Willie Brown Jr. Academy razed

By: Jill Tucker | SF Chronicle

An excavator carries rubble as the Willie L. Brown Jr.
College Preparatory Academy Dream School is demolished
on Wednesday, August 29, 2012 in San Francisco, Calif.
Photo: Lea Suzuki, The Chronicle / SF
What had been one of the lowest-performing, under-enrolled schools in San Francisco was little more than a pile of rubble as workers demolished Willie Brown Jr. Academy in the city's Bayview neighborhood.

Loud hydraulic excavators bit off pieces of the few remaining walls still standing last week at the school, which served about 160 students in grades four through eight until June 2011. With blue sky visible above and gaping holes nearby, a paper sign directed visitors to the now-nonexistent counseling office.

Soon, the tons of mangled rebar and concrete chunks will be carted off for recycling and the 4-acre lot will be vacant, a clean slate to rebuild a new school.

Three years from now, a $40 million, state-of-the-art science- and music-focused middle school for 650 students will open its doors on the site.

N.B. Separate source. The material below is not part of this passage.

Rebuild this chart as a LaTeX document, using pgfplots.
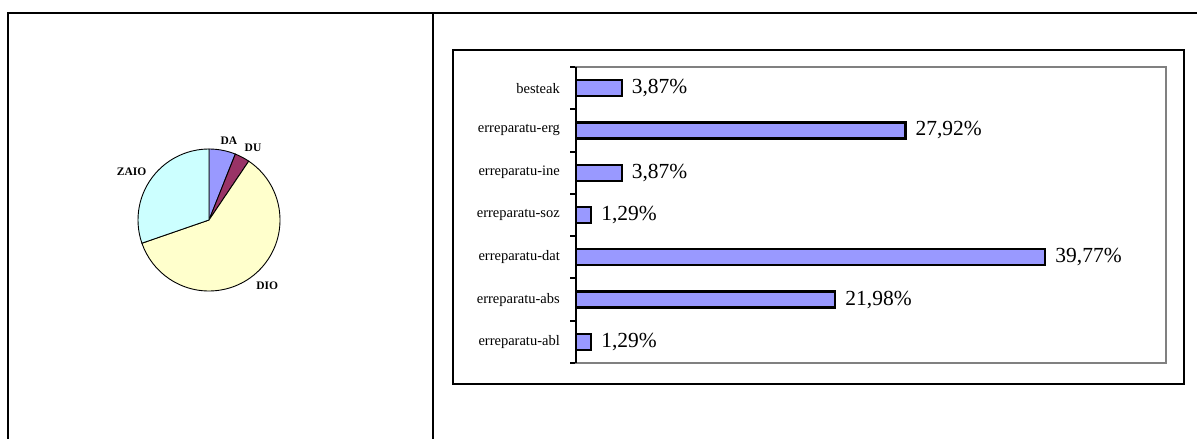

School district officials hope the new school, which incorporates design elements reflecting the importance of circles in African cultures, will be embraced by the neighborhood and families across the city.
"I'm incredibly optimistic about what we're doing and how we're doing it," said David Goldin, the district's chief facilities officer. "I think it's a school that needs to be reborn."

Before closing in 2011, the public school posted some of the lowest test scores in the state. The rundown building, a former police academy, required at least $11 million in upgrades.

One of worst in state


When the state designated it as one of the worst 188 schools in the state and demanded the district reform it or shutter it, district officials opted for the latter.

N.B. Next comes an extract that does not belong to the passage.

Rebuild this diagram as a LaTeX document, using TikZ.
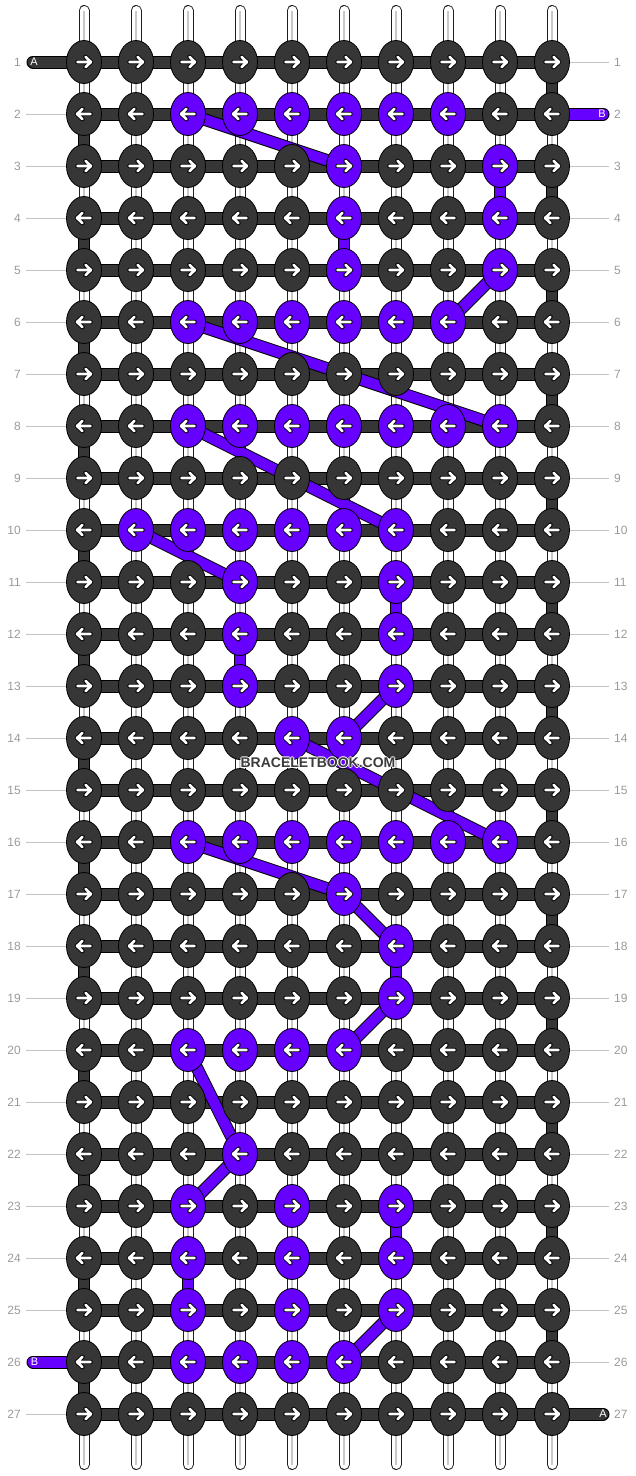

"This can't be a school like it was," Goldin said.

The new school will be front and center on the property on Silver Avenue, rather than pushed to the back behind a parking lot, as the old one was.

"We're saying to the community, this building is part of your neighborhood," Goldin said. "It's going to feel like it's here for a purpose, and it's something everyone in the neighborhood should treasure and enjoy."
The district met several times with community groups to hash out design ideas for the school, which was named after the city's former mayor.

The result will be buildings that spin off a circular central space, hinting at the African and African American tradition of meeting and teaching in circles, Goldin said.